Why Most People Exercise Wrong

The numbers that reframe everything

4 min read·Updated June 2026

Here is a number that should change how you think about everything that follows: moving from the lowest fitness category to merely the second-lowest — not from unfit to athletic, just from terrible to mediocre — reduces all-cause mortality risk by approximately 50 per cent. Not 5 per cent. Not even 15. Fifty.

That figure comes from a landmark JAMA Network Open analysis of over 122,000 patients who underwent exercise treadmill testing at Cleveland Clinic.[1] The researchers found that cardiorespiratory fitness was the strongest predictor of long-term survival they had ever measured in a clinical cohort — stronger than smoking status, stronger than blood pressure, stronger than the presence of diabetes. The top performers, those in the elite fitness category, had a mortality risk roughly five times lower than those at the bottom. The largest single jump in survival benefit came precisely at that first step: getting off the bottom rung entirely. As with all large observational cohort data, causality cannot be fully established — healthier people are more likely to exercise, which makes the direction of effect difficult to isolate — but the consistency and magnitude of the association across independent populations is unusually strong.

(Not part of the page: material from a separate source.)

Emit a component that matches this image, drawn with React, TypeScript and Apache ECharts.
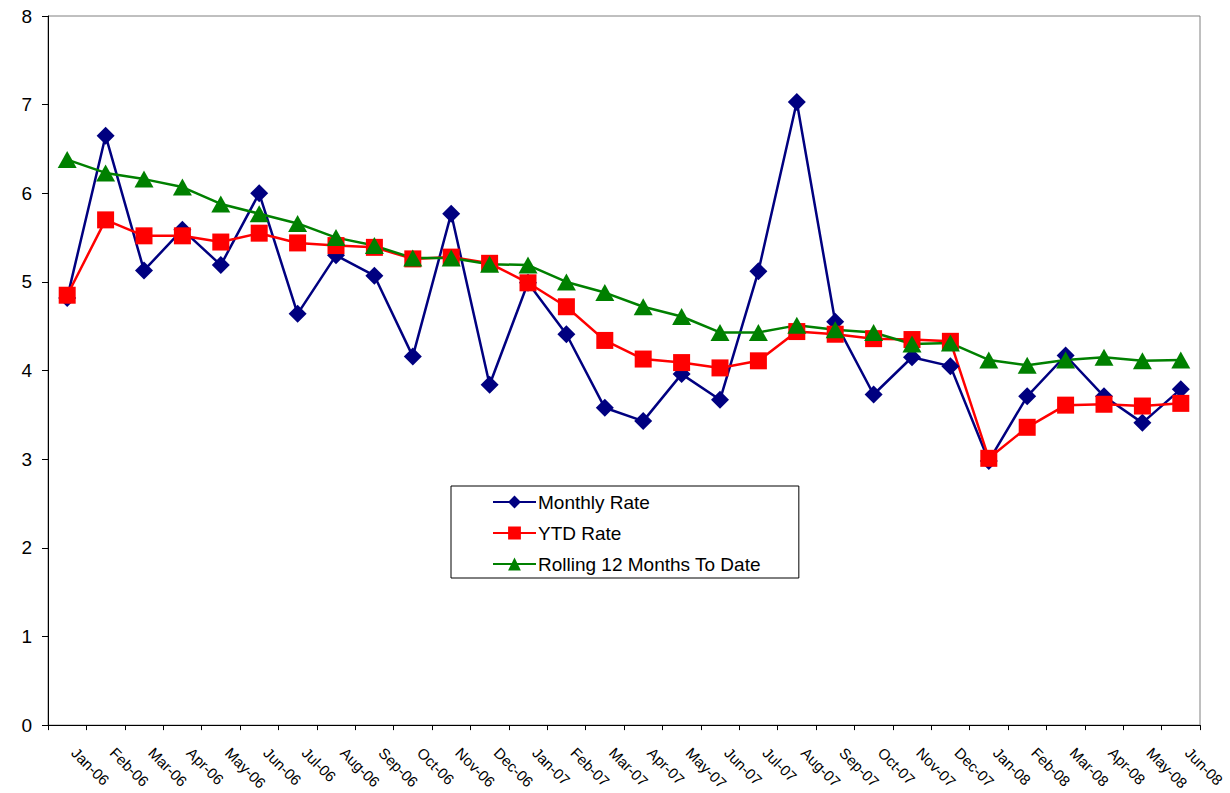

The greatest returns are not at the margins — not the optimal rep range, the perfect macronutrient split, or the ideal training split for maximal gains. They are at the beginning, and they accrue through two mechanisms that most people treat as mutually exclusive.

The False Dichotomy

Walk into almost any gym and you can identify the two tribes within seconds. The cardio people are on the treadmills and bikes, logging miles and protecting their hearts, quietly convinced that the people grunting under barbells are damaging their joints and missing the point. The weights people are in the free weight area, building muscle and protecting their metabolic health, quietly convinced that the runners are wasting time on an activity that will eat their hard-earned muscle. Both groups have a point. Both groups are also leaving enormous health benefits on the table.

The idea that endurance training and resistance training are competing activities is almost entirely a function of how elite sport is structured, not how human physiology works. Elite marathon runners minimise muscle mass because carrying it is expensive at race pace. Elite powerlifters minimise aerobic conditioning because it introduces interference with pure strength expression. For everyone who is not competing at elite level — which is nearly everyone — these tradeoffs are irrelevant. The research on combined training in general populations consistently shows that doing both, done intelligently, produces better health outcomes than specialising in either.

Muscle Mass as a Longevity Biomarker

Peter Attia describes skeletal muscle mass as the retirement account of longevity.[2] The analogy is precise: you build the account over decades, you draw from it in old age, and neglect early in life compounds into poverty later. Most people do not start thinking seriously about muscle mass until they notice they have lost it — typically in their fifties or sixties, by which point sarcopenia, the age-related loss of muscle mass and function that accelerates from around age 35 onward, is already well underway. The early signs are easy to dismiss because they arrive gradually: a jar lid that suddenly feels harder to open, needing your hands to push up out of a low chair, sleeves and trouser legs fitting looser through the arms and legs than they used to. Section 10's grip-strength and sit-rise-test benchmarks give a more concrete way to check where you stand.

The data supporting muscle mass as a longevity marker is now substantial. A 2023 systematic review and meta-analysis in PLOS ONE, pooling sixteen prospective cohort studies and over 81,000 participants,[3] found that low skeletal muscle mass index was independently associated with all-cause mortality. The mechanism is not mysterious: muscle is the primary site of glucose disposal; it is the primary reservoir of amino acids the body draws on during illness or injury; it produces myokines — signalling proteins with anti-inflammatory and neuroprotective effects; and it is the tissue whose strength determines whether a fall at 75 is a minor inconvenience or a life-altering fracture.

Muscle is rarely discussed in these terms. The person in their thirties who commits to serious resistance training is not just investing in appearance — they are building a physiological buffer against the diseases and functional decline that kill most people in the developed world.

VO2 Max: The Single Most Predictive Number

If muscle mass is the savings account, VO2 max is the cardiovascular equivalent. VO2 max — the maximum volume of oxygen your body can use per minute per kilogram of bodyweight — is the single strongest predictor of cardiovascular mortality that has been reliably measured in large populations. A 2009 meta-analysis in JAMA pooling 33 studies and more than 100,000 healthy men and women found a consistent dose-response relationship: every 1 MET (metabolic equivalent — a standard unit of energy expenditure, where 1 MET is roughly what your body burns at rest) increase in cardiorespiratory fitness was associated with a 13 per cent reduction in all-cause mortality and a 15 per cent reduction in coronary heart disease and cardiovascular events.[4]